Menristekdikti, Mohamad Nasir, mengatakan restrukturisasi perguruan tinggi harus dilakukan. Hal ini mengingat teknologi yang terus berkembang dan adanya kebutuhan tenaga kerja yang sesuai dengan lapangan pekerjaan. Menurutnya, pemerintah akan memberikan dukungan dana dan apresiasi bagi perguruan tinggi yang siap melakukan penggabungan fakultas.
“Saya sudah mengeluarkan surat edaran, kalau fakultas yang ada sekarang terlalu banyak. Bisa nggak nanti fakultas di setiap kampus itu hanya ada lima,” kata Nasir di Kantor Kemenristekdikti, Jakarta, Jumat (3/11/2017) lalu.
Nasir mencontohkan, fakultas di bidang kesehatan dapat membawahi pendidikan dokter, keperawatan, dan psikologi. Fakultas teknik dan MIPA dapat digabungkan menjadi fakultas sains dan teknologi. Sedangkan fakultas di bidang sosial dan humaniora dapat menggabungkan fakultas hukum, fakultas sosial dan ilmu politik, serta fakultas sastra dan budaya.
Menurut pengamat pendidikan, M. Ridwan Sutisna, wacana ini dapat memberikan efektivitas bagi dosen dan mahasiswa. Bagi dosen, semakin ramping fakultas berarti ruang akademik yang semakin luas dan jenjang karir yang semakin sempit. Penyempitan jenjang karir ini merupakan imbas dari berkurangnya jumlah dosen yang akan mengisi jabatan di setiap fakultas. Sedangkan bagi mahasiswa, efektivitas yang didapat adalah peluang dalam hal akademik.
“Karena dosennya banyak tersedia sehingga peluang untuk dosen masuk ke kelas lebih baik,” ujarnya.
Ia juga mengatakan bila kebijakan tersebut diterapkan atas pertimbangan yang urgen, maka wacana ini akan menjadi suatu kemajuan.
“Efektivitas kinerja dosen, efisiensi anggaran, saya pikir ini kemajuan. Hanya catat, dalam pelaksanannya tidak sekedar menghilangkan garis struktural tapi dikembangkan bagaimana pengalaman-pengalaman fakultas yang gemuk mengelola prodi. Pada dasarnya kebijakan ini adalah kebijakan yang progresif dan inovatif,” lanjut Ridwan yang merupakan dosen program studi Teknologi Pendidikan Universitas Pendidikan Indonesia.

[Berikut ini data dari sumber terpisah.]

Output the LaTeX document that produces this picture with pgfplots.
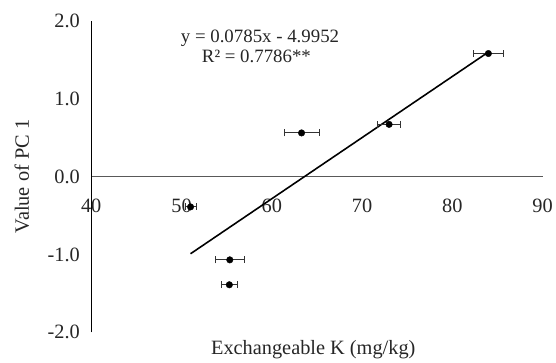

Direktur Pendidikan dan Kemahasiswaan (Dirdikkema) Universitas Padjadjaran, Wawan Hermawan, memberi tanggapan terkait wacana tersebut. Ia mengatakan, sampai saat ini Unpad belum memberikan kebijakan lebih lanjut mengenai wacana penggabungan fakultas.
Berbagai tanggapan dari mahasiswa Unpad pun muncul. Shinta, mahasiswa Fakultas Peternakan (Fapet) Unpad menyatakan ketidaksetujuan.
“Saya tidak setuju dengan wacana tersebut. Nanti kalau mau perizinan apa-apa susah dan jauh,” ujar Shinta.
Novanda Nicky, mahasiswa Jurusan Geofisika, menyambut baik wacana tersebut. Namun, menurutnya ada beberapa fakultas yang tidak bisa digabungkan begitu saja.
“Saya rasa untuk fakultas teknik dan MIPA kalau disatukan menjadi fakultas sains dan teknologi itu ranahnya kurang sesuai. Teknik itu lebih ke pengaplikasian, sedangkan MIPA lebih ke keilmuannya,” tutur Novanda.
Pendapat Novanda selaras dengan pendapat M. Ichsan A, mahasiswa Fakultas Teknik Geologi. Ichsan mengatakan penggabungan fakultas bisa saja dilakukan, namun akan ada pro dan kontra.
“Sekarang aja banyak jurusan yang memisahkan diri jadi fakultas sendiri. Kayak jurusan aku, misalnya. Geologi, dari FMIPA jadi FTG, karena memang nggak cocok kalau di FMIPA,” ujarnya. Menurutnya, kalau pun penggabungan fakultas dilaksanakan, fakultas teknik harus berdiri sendiri, tidak bergabung dengan FMIPA seperti yang dikatakan M. Nasir.